By the mid 2000s, it was clear that my friend was never going to come home. Botswana was a country under siege. We had reached rock bottom as a people. Problems were emanating from all sides with far reaching implications for our society. A growing culture of corruption and impunity was taking shape in our public service. Sad, the leadership opted to look the other way. Consequently, we have as a country joined a league of failed states. You do not to look far to appreciate the sorry state in which we find ourselves as a country. The education system is in a mess. Not only are students failing at a historic level, the infrastructure is also failing.
This failure, unfortunately, is man made. Who can forget the Shakawe Senior Secondary mess in which millions were wasted on buildings without mere brick force? All that we could get was an apology from senior official of the Chinese company building the school. On top of that apology, we were refunded money that was meant to buy brick force! Welcome to the new Botswana.

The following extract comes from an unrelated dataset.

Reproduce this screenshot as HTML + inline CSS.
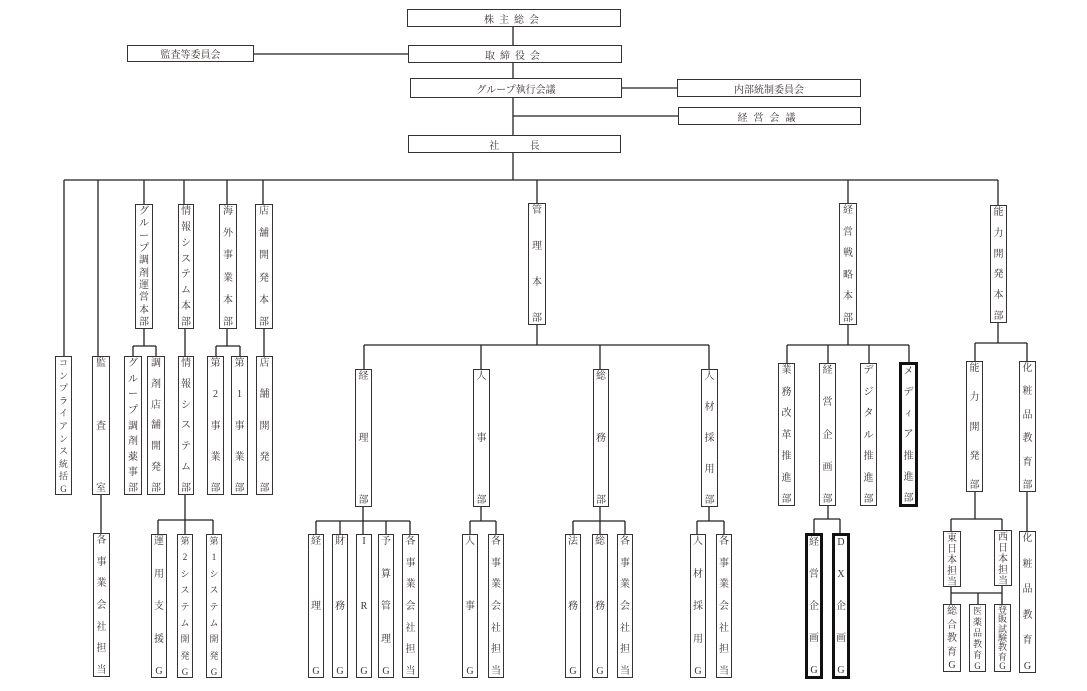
<!DOCTYPE html>
<html><head><meta charset="utf-8">
<style>
body{margin:0;background:#fff;}
#c{position:relative;width:1087px;height:691px;overflow:hidden;background:#fff;font-family:"Liberation Serif","Noto Serif CJK SC","Noto Sans CJK JP",serif;color:#3a3030;}
.h{position:absolute;box-sizing:border-box;border:1.5px solid #333;background:#fff;display:flex;align-items:center;justify-content:center;font-size:10px;}
.v{position:absolute;box-sizing:border-box;border:1.5px solid #333;background:#fff;display:flex;flex-direction:column;justify-content:space-between;align-items:center;font-size:10px;line-height:11px;padding:1px 0 0 0;}
.v span{display:block;}
.t{border:3px solid #111;}
.s{font-size:9px;line-height:10px;}
svg{position:absolute;left:0;top:0;}
</style></head><body><div id="c">
<svg width="1087" height="691" stroke="#222" stroke-width="1.3" fill="none">
<path d="M513 26V180M253 54H408M621 88H677M513 116H678M64 180H998"/>
<path d="M64 180V356M98 180V356M144 180V204M184 180V204M227 180V204M263 180V204M537 180V203M848 180V203M998 180V205"/>
<path d="M144 328V346M133 346H156M133 346V356M156 346V356M185 328V356M227 328V346M216 346H240M216 346V356M240 346V356M264 328V356"/>
<path d="M101 494V533M185 494V534M158 520H213M158 520V534M213 520V534"/>
<path d="M537 325V345M364 345H709M364 345V369M481 345V369M600 345V369M709 345V369"/>
<path d="M363 506V534M316 521H410M316 521V534M340 521V534M386 521V534M410 521V534"/>
<path d="M481 506V521M470 521H496M470 521V534M496 521V534"/>
<path d="M600 506V534M573 521H625M573 521V534M625 521V534"/>
<path d="M709 506V521M697 521H724M697 521V534M724 521V534"/>
<path d="M848 325V345M787 345H909M787 345V363M828 345V363M869 345V363M909 345V363"/>
<path d="M828 505V519M814 519H840M814 519V534M840 519V534"/>
<path d="M998 323V343M975 343H1027M975 343V361M1027 343V361"/>
<path d="M975 491V519M951 519H1002M951 519V531M1002 519V530M1027 491V531"/>
<path d="M951 586V604M951 593H1002M978 593V604M1002 585V604"/>
</svg>

<div class="h" style="left:407px;top:9px;width:214px;height:18px;letter-spacing:5px">株主総会</div>
<div class="h" style="left:408px;top:45px;width:214px;height:18px;letter-spacing:5px">取締役会</div>
<div class="h" style="left:127px;top:45px;width:127px;height:17px">監査等委員会</div>
<div class="h" style="left:410px;top:78px;width:212px;height:20px">グループ執行会議</div>
<div class="h" style="left:677px;top:79px;width:184px;height:18px">内部統制委員会</div>
<div class="h" style="left:678px;top:107px;width:183px;height:18px;letter-spacing:6px">経営会議</div>
<div class="h" style="left:408px;top:135px;width:213px;height:18px;word-spacing:28px">社 長</div>

<div class="v" style="left:135px;top:204px;width:18px;height:125px"><span>グ</span><span>ル</span><span>ー</span><span>プ</span><span>調</span><span>剤</span><span>運</span><span>営</span><span>本</span><span>部</span></div>
<div class="v" style="left:178px;top:204px;width:16px;height:125px"><span>情</span><span>報</span><span>シ</span><span>ス</span><span>テ</span><span>ム</span><span>本</span><span>部</span></div>
<div class="v" style="left:219px;top:204px;width:18px;height:125px"><span>海</span><span>外</span><span>事</span><span>業</span><span>本</span><span>部</span></div>
<div class="v" style="left:255px;top:204px;width:18px;height:125px"><span>店</span><span>舗</span><span>開</span><span>発</span><span>本</span><span>部</span></div>
<div class="v" style="left:528px;top:203px;width:18px;height:122px"><span>管</span><span>理</span><span>本</span><span>部</span></div>
<div class="v" style="left:839px;top:203px;width:18px;height:122px"><span>経</span><span>営</span><span>戦</span><span>略</span><span>本</span><span>部</span></div>
<div class="v" style="left:990px;top:205px;width:17px;height:118px"><span>能</span><span>力</span><span>開</span><span>発</span><span>本</span><span>部</span></div>

<div class="v s" style="left:55px;top:356px;width:17px;height:139px"><span>コ</span><span>ン</span><span>プ</span><span>ラ</span><span>イ</span><span>ア</span><span>ン</span><span>ス</span><span>統</span><span>括</span><span>G</span></div>
<div class="v" style="left:92px;top:356px;width:18px;height:139px"><span>監</span><span>査</span><span>室</span></div>
<div class="v" style="left:124px;top:356px;width:18px;height:139px"><span>グ</span><span>ル</span><span>ー</span><span>プ</span><span>調</span><span>剤</span><span>薬</span><span>事</span><span>部</span></div>
<div class="v" style="left:147px;top:356px;width:18px;height:139px"><span>調</span><span>剤</span><span>店</span><span>舗</span><span>開</span><span>発</span><span>部</span></div>
<div class="v" style="left:178px;top:356px;width:16px;height:139px"><span>情</span><span>報</span><span>シ</span><span>ス</span><span>テ</span><span>ム</span><span>部</span></div>
<div class="v" style="left:207px;top:356px;width:17px;height:139px"><span>第</span><span>2</span><span>事</span><span>業</span><span>部</span></div>
<div class="v" style="left:231px;top:356px;width:17px;height:139px"><span>第</span><span>1</span><span>事</span><span>業</span><span>部</span></div>
<div class="v" style="left:256px;top:356px;width:17px;height:139px"><span>店</span><span>舗</span><span>開</span><span>発</span><span>部</span></div>

<div class="v" style="left:93px;top:533px;width:17px;height:144px"><span>各</span><span>事</span><span>業</span><span>会</span><span>社</span><span>担</span><span>当</span></div>
<div class="v" style="left:151px;top:534px;width:16px;height:144px"><span>運</span><span>用</span><span>支</span><span>援</span><span>G</span></div>
<div class="v s" style="left:177px;top:534px;width:16px;height:144px"><span>第</span><span>2</span><span>シ</span><span>ス</span><span>テ</span><span>ム</span><span>開</span><span>発</span><span>G</span></div>
<div class="v s" style="left:206px;top:534px;width:16px;height:144px"><span>第</span><span>1</span><span>シ</span><span>ス</span><span>テ</span><span>ム</span><span>開</span><span>発</span><span>G</span></div>

<div class="v" style="left:355px;top:369px;width:17px;height:138px"><span>経</span><span>理</span><span>部</span></div>
<div class="v" style="left:473px;top:369px;width:17px;height:138px"><span>人</span><span>事</span><span>部</span></div>
<div class="v" style="left:593px;top:369px;width:16px;height:138px"><span>総</span><span>務</span><span>部</span></div>
<div class="v" style="left:701px;top:369px;width:17px;height:138px"><span>人</span><span>材</span><span>採</span><span>用</span><span>部</span></div>

<div class="v" style="left:308px;top:534px;width:16px;height:144px"><span>経</span><span>理</span><span>G</span></div>
<div class="v" style="left:332px;top:534px;width:16px;height:144px"><span>財</span><span>務</span><span>G</span></div>
<div class="v" style="left:356px;top:534px;width:16px;height:144px"><span>I</span><span>R</span><span>G</span></div>
<div class="v" style="left:378px;top:534px;width:16px;height:144px"><span>予</span><span>算</span><span>管</span><span>理</span><span>G</span></div>
<div class="v" style="left:402px;top:534px;width:17px;height:144px"><span>各</span><span>事</span><span>業</span><span>会</span><span>社</span><span>担</span><span>当</span></div>
<div class="v" style="left:462px;top:534px;width:16px;height:144px"><span>人</span><span>事</span><span>G</span></div>
<div class="v" style="left:488px;top:534px;width:16px;height:144px"><span>各</span><span>事</span><span>業</span><span>会</span><span>社</span><span>担</span><span>当</span></div>
<div class="v" style="left:565px;top:534px;width:16px;height:144px"><span>法</span><span>務</span><span>G</span></div>
<div class="v" style="left:592px;top:534px;width:16px;height:144px"><span>総</span><span>務</span><span>G</span></div>
<div class="v" style="left:617px;top:534px;width:16px;height:144px"><span>各</span><span>事</span><span>業</span><span>会</span><span>社</span><span>担</span><span>当</span></div>
<div class="v" style="left:690px;top:534px;width:16px;height:144px"><span>人</span><span>材</span><span>採</span><span>用</span><span>G</span></div>
<div class="v" style="left:716px;top:534px;width:16px;height:144px"><span>各</span><span>事</span><span>業</span><span>会</span><span>社</span><span>担</span><span>当</span></div>

<div class="v" style="left:778px;top:363px;width:17px;height:143px"><span>業</span><span>務</span><span>改</span><span>革</span><span>推</span><span>進</span><span>部</span></div>
<div class="v" style="left:819px;top:363px;width:17px;height:143px"><span>経</span><span>営</span><span>企</span><span>画</span><span>部</span></div>
<div class="v" style="left:860px;top:363px;width:17px;height:143px"><span>デ</span><span>ジ</span><span>タ</span><span>ル</span><span>推</span><span>進</span><span>部</span></div>
<div class="v t" style="left:899px;top:362px;width:19px;height:145px"><span>メ</span><span>デ</span><span>ィ</span><span>ア</span><span>推</span><span>進</span><span>部</span></div>
<div class="v t" style="left:805px;top:533px;width:18px;height:146px"><span>経</span><span>営</span><span>企</span><span>画</span><span>G</span></div>
<div class="v t" style="left:832px;top:533px;width:18px;height:146px"><span>D</span><span>X</span><span>企</span><span>画</span><span>G</span></div>

<div class="v" style="left:966px;top:361px;width:17px;height:131px"><span>能</span><span>力</span><span>開</span><span>発</span><span>部</span></div>
<div class="v" style="left:1019px;top:361px;width:17px;height:131px"><span>化</span><span>粧</span><span>品</span><span>教</span><span>育</span><span>部</span></div>
<div class="v" style="left:943px;top:531px;width:18px;height:56px"><span>東</span><span>日</span><span>本</span><span>担</span><span>当</span></div>
<div class="v" style="left:994px;top:530px;width:18px;height:56px"><span>西</span><span>日</span><span>本</span><span>担</span><span>当</span></div>
<div class="v" style="left:943px;top:604px;width:18px;height:68px"><span>総</span><span>合</span><span>教</span><span>育</span><span>G</span></div>
<div class="v s" style="left:969px;top:604px;width:17px;height:68px"><span>医</span><span>薬</span><span>品</span><span>教</span><span>育</span><span>G</span></div>
<div class="v s" style="left:994px;top:604px;width:17px;height:68px;line-height:9px"><span>登</span><span>販</span><span>試</span><span>験</span><span>教</span><span>育</span><span>G</span></div>
<div class="v" style="left:1019px;top:531px;width:17px;height:142px"><span>化</span><span>粧</span><span>品</span><span>教</span><span>育</span><span>G</span></div>
</div></body></html>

And this is precisely why my friend find it hard to come back home. He cannot risk the future of his kids by getting them through our declining education system. He feels sorry for teachers who are expected to deliver under the current regime, one that does not acknowledge the centrality of teachers in the future of our country. He also cannot understand the paralysis that has engulfed us as a people. To him, we pretend that things are ok! And he cannot for a second allow himself and his kids to suffer under such a set up.
I took time after he left to appreciate his contentions about the current Botswana. Indeed, I shared similar sentiments with him. We are a country at crossroads. Sadly, the political leadership in charge of the republic seem not bothered that things are getting out of control. They appear to condone corruption. They come across far removed from everyday worries of many Batswana. But they need to face reality and start with much needed reforms by bringing back pride to our teachers. They need to restore trust among public servants. With those modest reforms, I am certain my friend will come back home and help make Botswana what our founding fathers envisaged many years ago.